Here is an example of how things are changing in my world: my children's room gets cleaned by my children. Weird. I know. I've always struggled with the girl's messy room. I would yell, "This place is a pig sty. Start cleaning." When they didn't pick things up, I would yell more and louder, "Come on girls, work. Pick things up. Put them away." All the while I was madly putting their things away, growing more irritated by the second until I usually doled out angry discipline or stormed out of the room, leaving it a mess.
It was after one of those familiar frustrating experiences that I had a "wow, this isn't working. What can we do to change it?" moment. I called my mom and she suggested I teach my children how to clean their room. Teach them? Weird. I know. So, I started teaching them. Day after day, we spent in their room every morning. We sorted toys and gave a bunch away. Then, everything that was left had a place it belonged and both girls knew how to put everything away.
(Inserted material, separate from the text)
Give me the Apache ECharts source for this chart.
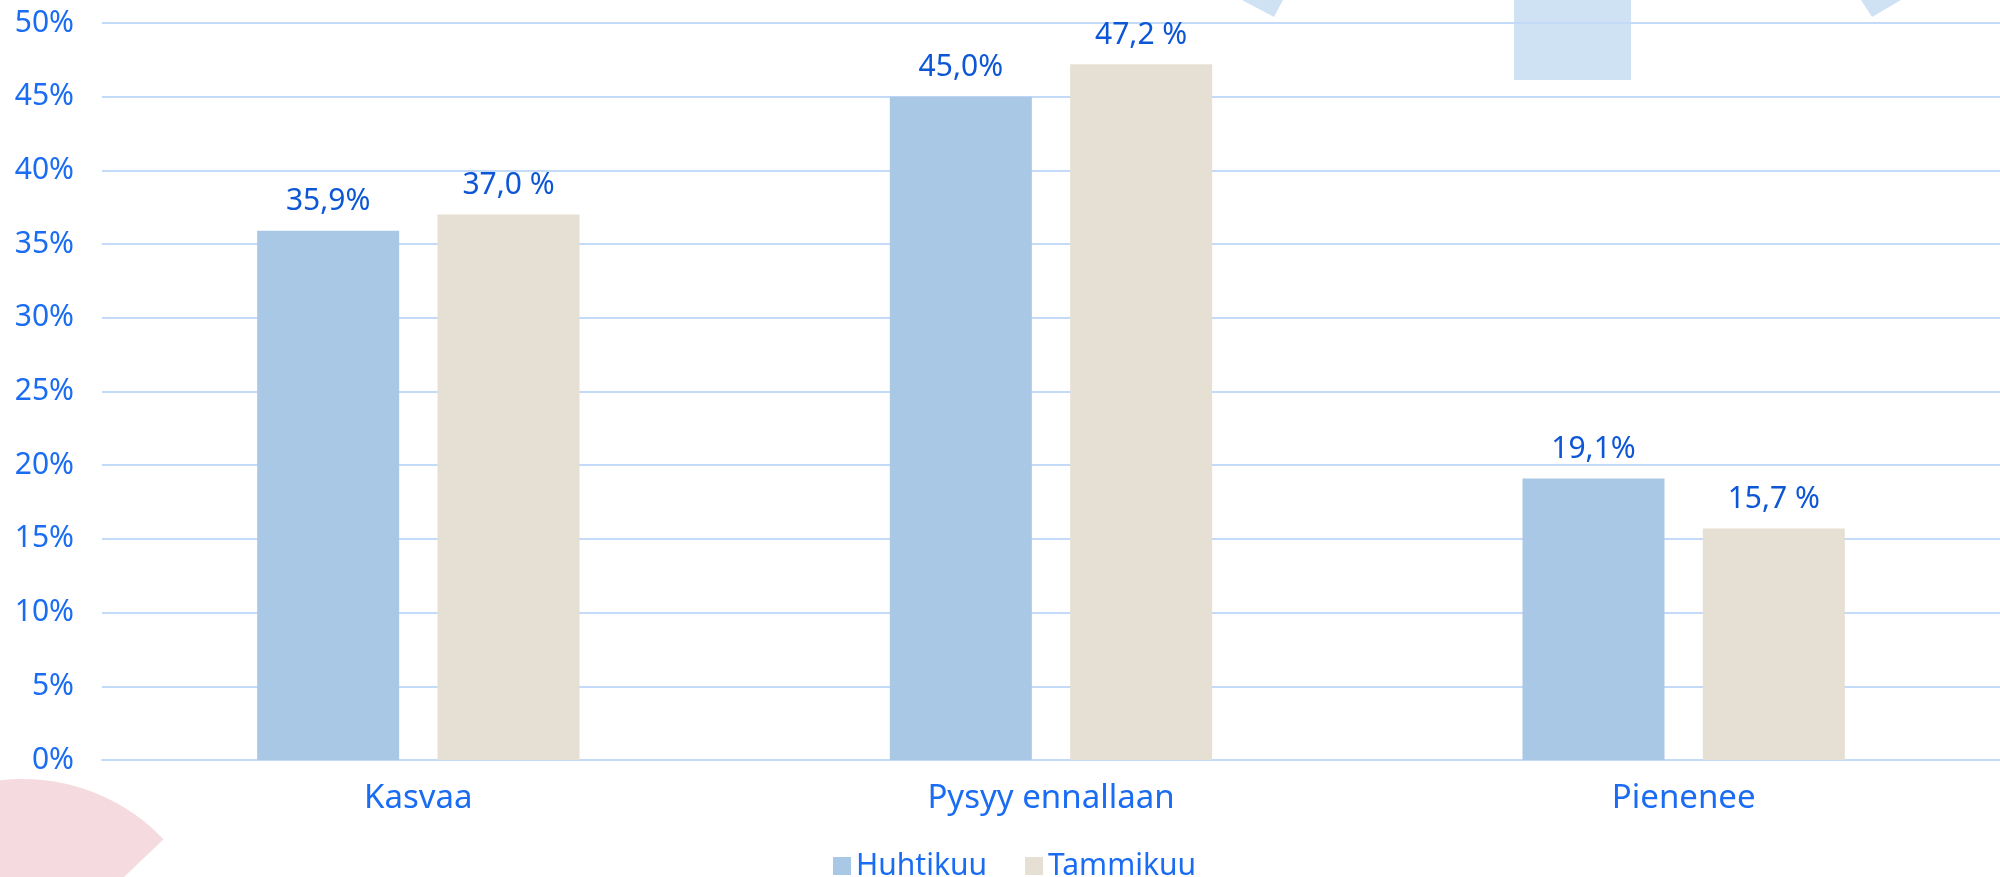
<!DOCTYPE html>
<html>
<head>
<meta charset="utf-8">
<script src="https://cdn.jsdelivr.net/npm/echarts@6/dist/echarts.min.js"></script>
<style>
  html, body { margin: 0; padding: 0; background: #fff; }
  #chart { width: 2000px; height: 877px; }
</style>
</head>
<body>
<div id="chart"></div>
<script>
// data
var categories = ['Kasvaa', 'Pysyy ennallaan', 'Pienenee'];
var huhtikuu = [35.9, 45.0, 19.1];
var tammikuu = [37.0, 47.2, 15.7];
var yTicks = [0, 5, 10, 15, 20, 25, 30, 35, 40, 45, 50];

var font = '"Noto Sans", sans-serif';
var tickBlue = '#1a6cf2';
var labelBlue = '#0d56d6';

function fi(v) { return v.toFixed(1).replace('.', ','); }

var chart = echarts.init(document.getElementById('chart'));
chart.setOption({
    animation: false,
    textStyle: { fontFamily: font },
    grid: { left: 102, right: 0, top: 23, bottom: 117, containLabel: false },
    // slide decorations behind the chart
    graphic: [
        { type: 'sector', z: -10, shape: { cx: 23, cy: 973, r: 194, startAngle: -Math.PI, endAngle: -0.76 },
          style: { fill: '#f5dbe0' } },
        { type: 'rect', z: -10, shape: { x: 1514, y: 0, width: 117, height: 80 }, style: { fill: '#cfe2f4' } },
        { type: 'polygon', z: -10, shape: { points: [[1242, 0], [1274, 17], [1283, 0]] }, style: { fill: '#cfe2f4' } },
        { type: 'polygon', z: -10, shape: { points: [[1861, 0], [1872, 17], [1901, 0]] }, style: { fill: '#cfe2f4' } }
    ],
    legend: {
        data: ['Huhtikuu', 'Tammikuu'],
        left: 828,
        top: 846,
        itemWidth: 18,
        itemHeight: 18,
        itemGap: 38,
        icon: 'rect',
        textStyle: { color: tickBlue, fontSize: 30, fontFamily: font }
    },
    xAxis: {
        type: 'category',
        data: categories,
        axisLine: { show: true, lineStyle: { color: '#c3daf8', width: 2 } },
        axisTick: { show: false },
        axisLabel: { color: tickBlue, fontSize: 33, margin: 22, fontFamily: font }
    },
    yAxis: {
        type: 'value',
        min: yTicks[0],
        max: yTicks[yTicks.length - 1],
        interval: 5,
        axisLine: { show: false },
        axisTick: { show: false },
        splitLine: { lineStyle: { color: '#c3daf8', width: 2 } },
        axisLabel: {
            color: tickBlue, fontSize: 30, margin: 28, fontFamily: font,
            formatter: function (v) { return v + '%'; }
        }
    },
    series: [
        {
            name: 'Huhtikuu',
            type: 'bar',
            data: huhtikuu,
            barWidth: 142,
            barGap: '27%',
            itemStyle: { color: '#a8c8e6' },
            label: {
                show: true, position: 'top', distance: 14,
                color: labelBlue, fontSize: 30, fontFamily: font,
                formatter: function (p) { return fi(p.value) + '%'; }
            }
        },
        {
            name: 'Tammikuu',
            type: 'bar',
            data: tammikuu,
            barWidth: 142,
            barGap: '27%',
            itemStyle: { color: '#e6e0d4' },
            label: {
                show: true, position: 'top', distance: 14,
                color: labelBlue, fontSize: 30, fontFamily: font,
                formatter: function (p) { return fi(p.value) + ' %'; }
            }
        }
    ]
});
</script>
</body>
</html>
The first step was to pick-up right beside them. I would say [calmly] that I would pick things up as long as they picked things up -- if they stopped, I would leave. We even worked on those piles that get pushed under things that even I want to ignore. It wasn't always as happy as a cashmere sweater. My oldest daughter can still throw a fit that would frighten a lion (I'm not in denial about where she gets it). And my youngest daughter gets easily distracted because, well, she's two. But I continued on with their training. Calmly is definitely the key word.
The next baby step was to leave them alone to clean. I usually did this in the morning while I was cleaning up breakfast dishes. I would set the timer for 10 minutes and tell them to go clean their room. I would be up to check on their progress. If nothing had been done, I started taking away privileges for the day -- no questions asked. If they were working after 10 minutes, I would help them for a few minutes and then go back down and set the timer for another 10 minutes. Most days this principle really worked well and I added a few more flights of stairs into my daily exercise routine. :)
We didn't make it up this hill in a day or even a week. It has probably been 5 or more months. Daunting.
Then, it happened. I was going up to check on the girl's progress and heard Emma say, "Quick, mom's coming." Usually that would mean, "Quick, look busy!" I was prepared to stay calm and "motivate" their progress like usual. Emma ran out of her room and said, "Stop, close your eyes mom." I did and she led me in to the room. I opened my eyes and they literally filled with tears as I took in the scene.
Two girls dressed. Two girls with made beds (by Mandy). Two girls with a very clean room. No piles even!
I love that Emma said, "We did it without asking." It was a happy, happy moment for me. I now have high exceptions for my children and they exceeded them. And continue to exceed them as I work with them. Not against them.